BEGIN

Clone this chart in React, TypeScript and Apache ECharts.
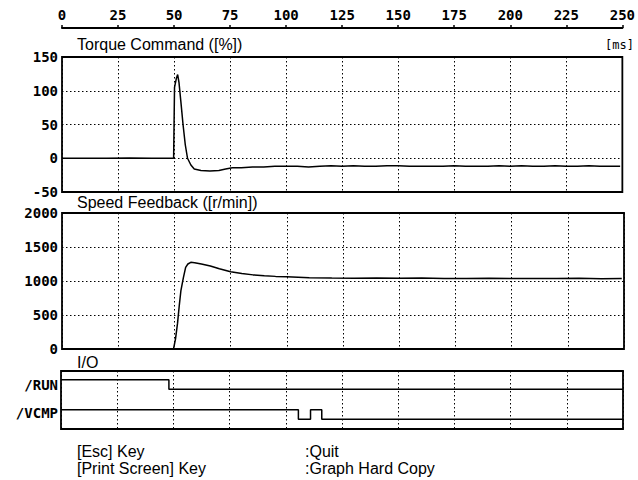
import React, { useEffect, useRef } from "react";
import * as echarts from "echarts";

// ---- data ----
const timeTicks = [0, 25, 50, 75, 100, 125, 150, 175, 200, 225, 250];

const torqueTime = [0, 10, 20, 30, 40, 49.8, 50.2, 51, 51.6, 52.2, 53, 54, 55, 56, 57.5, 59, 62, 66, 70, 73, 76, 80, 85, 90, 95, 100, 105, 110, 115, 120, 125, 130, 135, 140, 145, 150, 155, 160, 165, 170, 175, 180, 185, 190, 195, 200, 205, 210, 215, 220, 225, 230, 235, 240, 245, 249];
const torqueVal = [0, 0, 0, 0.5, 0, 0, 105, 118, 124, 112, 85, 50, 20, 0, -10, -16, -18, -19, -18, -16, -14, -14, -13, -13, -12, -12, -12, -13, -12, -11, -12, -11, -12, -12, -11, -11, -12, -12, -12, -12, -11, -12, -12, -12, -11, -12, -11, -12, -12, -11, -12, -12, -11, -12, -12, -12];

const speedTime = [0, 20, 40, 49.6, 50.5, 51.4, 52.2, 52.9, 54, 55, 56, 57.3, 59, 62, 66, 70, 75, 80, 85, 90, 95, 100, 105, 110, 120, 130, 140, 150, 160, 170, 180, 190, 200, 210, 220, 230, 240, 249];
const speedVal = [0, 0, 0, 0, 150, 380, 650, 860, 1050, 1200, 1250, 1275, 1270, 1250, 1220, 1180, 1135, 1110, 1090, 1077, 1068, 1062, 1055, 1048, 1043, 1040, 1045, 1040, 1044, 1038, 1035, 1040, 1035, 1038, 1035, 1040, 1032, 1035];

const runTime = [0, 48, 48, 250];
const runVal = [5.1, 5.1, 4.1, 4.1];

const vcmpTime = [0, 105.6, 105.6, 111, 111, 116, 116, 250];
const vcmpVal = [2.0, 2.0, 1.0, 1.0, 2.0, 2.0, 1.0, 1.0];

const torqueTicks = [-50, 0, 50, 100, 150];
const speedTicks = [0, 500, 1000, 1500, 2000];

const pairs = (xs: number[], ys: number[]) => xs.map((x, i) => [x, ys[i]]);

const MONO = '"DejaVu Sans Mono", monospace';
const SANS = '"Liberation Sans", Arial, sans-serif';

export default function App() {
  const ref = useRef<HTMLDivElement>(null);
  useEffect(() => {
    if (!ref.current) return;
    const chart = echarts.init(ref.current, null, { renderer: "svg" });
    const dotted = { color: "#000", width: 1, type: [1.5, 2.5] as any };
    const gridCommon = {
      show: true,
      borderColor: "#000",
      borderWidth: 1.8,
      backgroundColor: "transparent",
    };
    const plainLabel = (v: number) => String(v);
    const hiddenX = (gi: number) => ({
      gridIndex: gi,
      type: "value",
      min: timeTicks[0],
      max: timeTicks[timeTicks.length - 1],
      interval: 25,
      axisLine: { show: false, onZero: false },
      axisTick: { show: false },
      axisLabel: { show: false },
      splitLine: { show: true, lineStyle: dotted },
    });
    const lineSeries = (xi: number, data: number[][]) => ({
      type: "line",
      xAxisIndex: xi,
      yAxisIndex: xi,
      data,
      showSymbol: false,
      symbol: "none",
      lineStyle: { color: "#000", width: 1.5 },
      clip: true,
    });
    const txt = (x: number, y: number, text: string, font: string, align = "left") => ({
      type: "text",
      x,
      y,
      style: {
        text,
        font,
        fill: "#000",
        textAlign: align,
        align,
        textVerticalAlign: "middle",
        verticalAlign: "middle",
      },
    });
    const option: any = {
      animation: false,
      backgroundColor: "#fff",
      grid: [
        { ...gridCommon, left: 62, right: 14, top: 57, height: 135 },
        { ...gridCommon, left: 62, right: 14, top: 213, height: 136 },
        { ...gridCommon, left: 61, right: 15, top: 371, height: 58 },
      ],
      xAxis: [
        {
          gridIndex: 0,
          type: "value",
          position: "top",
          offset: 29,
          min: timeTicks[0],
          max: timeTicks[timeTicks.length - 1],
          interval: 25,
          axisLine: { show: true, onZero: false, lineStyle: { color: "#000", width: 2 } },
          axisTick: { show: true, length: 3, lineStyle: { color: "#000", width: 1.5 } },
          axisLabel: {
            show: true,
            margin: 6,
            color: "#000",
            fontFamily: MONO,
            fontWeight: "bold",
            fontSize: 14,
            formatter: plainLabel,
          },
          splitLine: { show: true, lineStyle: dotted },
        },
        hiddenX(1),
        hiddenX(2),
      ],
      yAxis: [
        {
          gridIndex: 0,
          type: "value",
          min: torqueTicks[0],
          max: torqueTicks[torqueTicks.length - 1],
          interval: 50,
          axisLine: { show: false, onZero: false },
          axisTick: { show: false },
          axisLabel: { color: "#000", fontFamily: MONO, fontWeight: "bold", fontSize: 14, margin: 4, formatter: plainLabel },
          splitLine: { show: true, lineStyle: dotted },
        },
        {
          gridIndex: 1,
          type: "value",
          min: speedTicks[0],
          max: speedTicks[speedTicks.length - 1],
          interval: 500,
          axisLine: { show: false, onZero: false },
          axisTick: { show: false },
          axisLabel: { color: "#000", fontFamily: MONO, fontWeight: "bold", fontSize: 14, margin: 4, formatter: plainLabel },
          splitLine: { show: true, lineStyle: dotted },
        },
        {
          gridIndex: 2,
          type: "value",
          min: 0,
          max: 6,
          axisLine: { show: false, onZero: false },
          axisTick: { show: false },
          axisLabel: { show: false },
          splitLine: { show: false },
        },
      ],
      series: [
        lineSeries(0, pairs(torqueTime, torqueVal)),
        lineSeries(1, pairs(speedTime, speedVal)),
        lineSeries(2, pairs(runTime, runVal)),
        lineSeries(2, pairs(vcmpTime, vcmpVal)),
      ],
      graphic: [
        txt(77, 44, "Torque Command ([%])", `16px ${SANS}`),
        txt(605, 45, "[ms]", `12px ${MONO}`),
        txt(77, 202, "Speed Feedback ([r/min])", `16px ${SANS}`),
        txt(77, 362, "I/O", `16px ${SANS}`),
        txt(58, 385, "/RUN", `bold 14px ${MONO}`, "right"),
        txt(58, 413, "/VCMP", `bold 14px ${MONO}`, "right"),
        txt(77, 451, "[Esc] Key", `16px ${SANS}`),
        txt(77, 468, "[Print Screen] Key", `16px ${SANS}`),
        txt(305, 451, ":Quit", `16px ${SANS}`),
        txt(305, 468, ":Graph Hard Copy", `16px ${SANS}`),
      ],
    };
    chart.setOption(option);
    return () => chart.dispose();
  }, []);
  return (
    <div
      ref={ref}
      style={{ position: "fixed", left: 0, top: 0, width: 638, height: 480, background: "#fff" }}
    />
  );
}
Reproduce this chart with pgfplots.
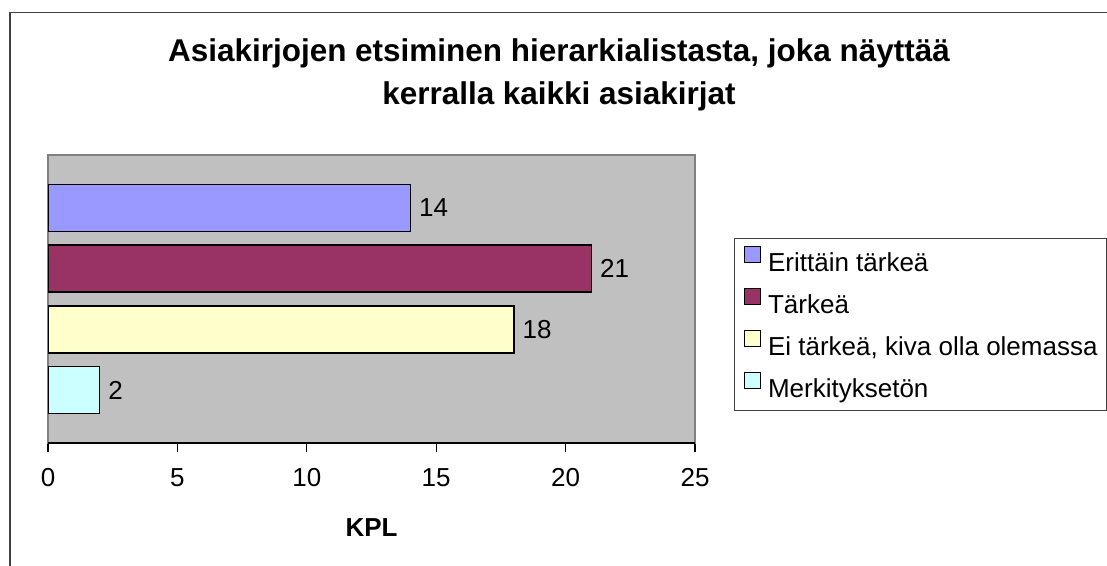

END

▶ _Task statement_
Pictures are not part of the copy; reproduce everything else in the records exactly.

▶ _Exercise response_
Clone this chart in React, TypeScript and Apache ECharts.
import React, { useEffect, useRef } from "react";
import * as echarts from "echarts";

// ---- data ----
const timeTicks = [0, 25, 50, 75, 100, 125, 150, 175, 200, 225, 250];

const torqueTime = [0, 10, 20, 30, 40, 49.8, 50.2, 51, 51.6, 52.2, 53, 54, 55, 56, 57.5, 59, 62, 66, 70, 73, 76, 80, 85, 90, 95, 100, 105, 110, 115, 120, 125, 130, 135, 140, 145, 150, 155, 160, 165, 170, 175, 180, 185, 190, 195, 200, 205, 210, 215, 220, 225, 230, 235, 240, 245, 249];
const torqueVal = [0, 0, 0, 0.5, 0, 0, 105, 118, 124, 112, 85, 50, 20, 0, -10, -16, -18, -19, -18, -16, -14, -14, -13, -13, -12, -12, -12, -13, -12, -11, -12, -11, -12, -12, -11, -11, -12, -12, -12, -12, -11, -12, -12, -12, -11, -12, -11, -12, -12, -11, -12, -12, -11, -12, -12, -12];

const speedTime = [0, 20, 40, 49.6, 50.5, 51.4, 52.2, 52.9, 54, 55, 56, 57.3, 59, 62, 66, 70, 75, 80, 85, 90, 95, 100, 105, 110, 120, 130, 140, 150, 160, 170, 180, 190, 200, 210, 220, 230, 240, 249];
const speedVal = [0, 0, 0, 0, 150, 380, 650, 860, 1050, 1200, 1250, 1275, 1270, 1250, 1220, 1180, 1135, 1110, 1090, 1077, 1068, 1062, 1055, 1048, 1043, 1040, 1045, 1040, 1044, 1038, 1035, 1040, 1035, 1038, 1035, 1040, 1032, 1035];

const runTime = [0, 48, 48, 250];
const runVal = [5.1, 5.1, 4.1, 4.1];

const vcmpTime = [0, 105.6, 105.6, 111, 111, 116, 116, 250];
const vcmpVal = [2.0, 2.0, 1.0, 1.0, 2.0, 2.0, 1.0, 1.0];

const torqueTicks = [-50, 0, 50, 100, 150];
const speedTicks = [0, 500, 1000, 1500, 2000];

const pairs = (xs: number[], ys: number[]) => xs.map((x, i) => [x, ys[i]]);

const MONO = '"DejaVu Sans Mono", monospace';
const SANS = '"Liberation Sans", Arial, sans-serif';

export default function App() {
  const ref = useRef<HTMLDivElement>(null);
  useEffect(() => {
    if (!ref.current) return;
    const chart = echarts.init(ref.current, null, { renderer: "svg" });
    const dotted = { color: "#000", width: 1, type: [1.5, 2.5] as any };
    const gridCommon = {
      show: true,
      borderColor: "#000",
      borderWidth: 1.8,
      backgroundColor: "transparent",
    };
    const plainLabel = (v: number) => String(v);
    const hiddenX = (gi: number) => ({
      gridIndex: gi,
      type: "value",
      min: timeTicks[0],
      max: timeTicks[timeTicks.length - 1],
      interval: 25,
      axisLine: { show: false, onZero: false },
      axisTick: { show: false },
      axisLabel: { show: false },
      splitLine: { show: true, lineStyle: dotted },
    });
    const lineSeries = (xi: number, data: number[][]) => ({
      type: "line",
      xAxisIndex: xi,
      yAxisIndex: xi,
      data,
      showSymbol: false,
      symbol: "none",
      lineStyle: { color: "#000", width: 1.5 },
      clip: true,
    });
    const txt = (x: number, y: number, text: string, font: string, align = "left") => ({
      type: "text",
      x,
      y,
      style: {
        text,
        font,
        fill: "#000",
        textAlign: align,
        align,
        textVerticalAlign: "middle",
        verticalAlign: "middle",
      },
    });
    const option: any = {
      animation: false,
      backgroundColor: "#fff",
      grid: [
        { ...gridCommon, left: 62, right: 14, top: 57, height: 135 },
        { ...gridCommon, left: 62, right: 14, top: 213, height: 136 },
        { ...gridCommon, left: 61, right: 15, top: 371, height: 58 },
      ],
      xAxis: [
        {
          gridIndex: 0,
          type: "value",
          position: "top",
          offset: 29,
          min: timeTicks[0],
          max: timeTicks[timeTicks.length - 1],
          interval: 25,
          axisLine: { show: true, onZero: false, lineStyle: { color: "#000", width: 2 } },
          axisTick: { show: true, length: 3, lineStyle: { color: "#000", width: 1.5 } },
          axisLabel: {
            show: true,
            margin: 6,
            color: "#000",
            fontFamily: MONO,
            fontWeight: "bold",
            fontSize: 14,
            formatter: plainLabel,
          },
          splitLine: { show: true, lineStyle: dotted },
        },
        hiddenX(1),
        hiddenX(2),
      ],
      yAxis: [
        {
          gridIndex: 0,
          type: "value",
          min: torqueTicks[0],
          max: torqueTicks[torqueTicks.length - 1],
          interval: 50,
          axisLine: { show: false, onZero: false },
          axisTick: { show: false },
          axisLabel: { color: "#000", fontFamily: MONO, fontWeight: "bold", fontSize: 14, margin: 4, formatter: plainLabel },
          splitLine: { show: true, lineStyle: dotted },
        },
        {
          gridIndex: 1,
          type: "value",
          min: speedTicks[0],
          max: speedTicks[speedTicks.length - 1],
          interval: 500,
          axisLine: { show: false, onZero: false },
          axisTick: { show: false },
          axisLabel: { color: "#000", fontFamily: MONO, fontWeight: "bold", fontSize: 14, margin: 4, formatter: plainLabel },
          splitLine: { show: true, lineStyle: dotted },
        },
        {
          gridIndex: 2,
          type: "value",
          min: 0,
          max: 6,
          axisLine: { show: false, onZero: false },
          axisTick: { show: false },
          axisLabel: { show: false },
          splitLine: { show: false },
        },
      ],
      series: [
        lineSeries(0, pairs(torqueTime, torqueVal)),
        lineSeries(1, pairs(speedTime, speedVal)),
        lineSeries(2, pairs(runTime, runVal)),
        lineSeries(2, pairs(vcmpTime, vcmpVal)),
      ],
      graphic: [
        txt(77, 44, "Torque Command ([%])", `16px ${SANS}`),
        txt(605, 45, "[ms]", `12px ${MONO}`),
        txt(77, 202, "Speed Feedback ([r/min])", `16px ${SANS}`),
        txt(77, 362, "I/O", `16px ${SANS}`),
        txt(58, 385, "/RUN", `bold 14px ${MONO}`, "right"),
        txt(58, 413, "/VCMP", `bold 14px ${MONO}`, "right"),
        txt(77, 451, "[Esc] Key", `16px ${SANS}`),
        txt(77, 468, "[Print Screen] Key", `16px ${SANS}`),
        txt(305, 451, ":Quit", `16px ${SANS}`),
        txt(305, 468, ":Graph Hard Copy", `16px ${SANS}`),
      ],
    };
    chart.setOption(option);
    return () => chart.dispose();
  }, []);
  return (
    <div
      ref={ref}
      style={{ position: "fixed", left: 0, top: 0, width: 638, height: 480, background: "#fff" }}
    />
  );
}
Reproduce this chart with pgfplots.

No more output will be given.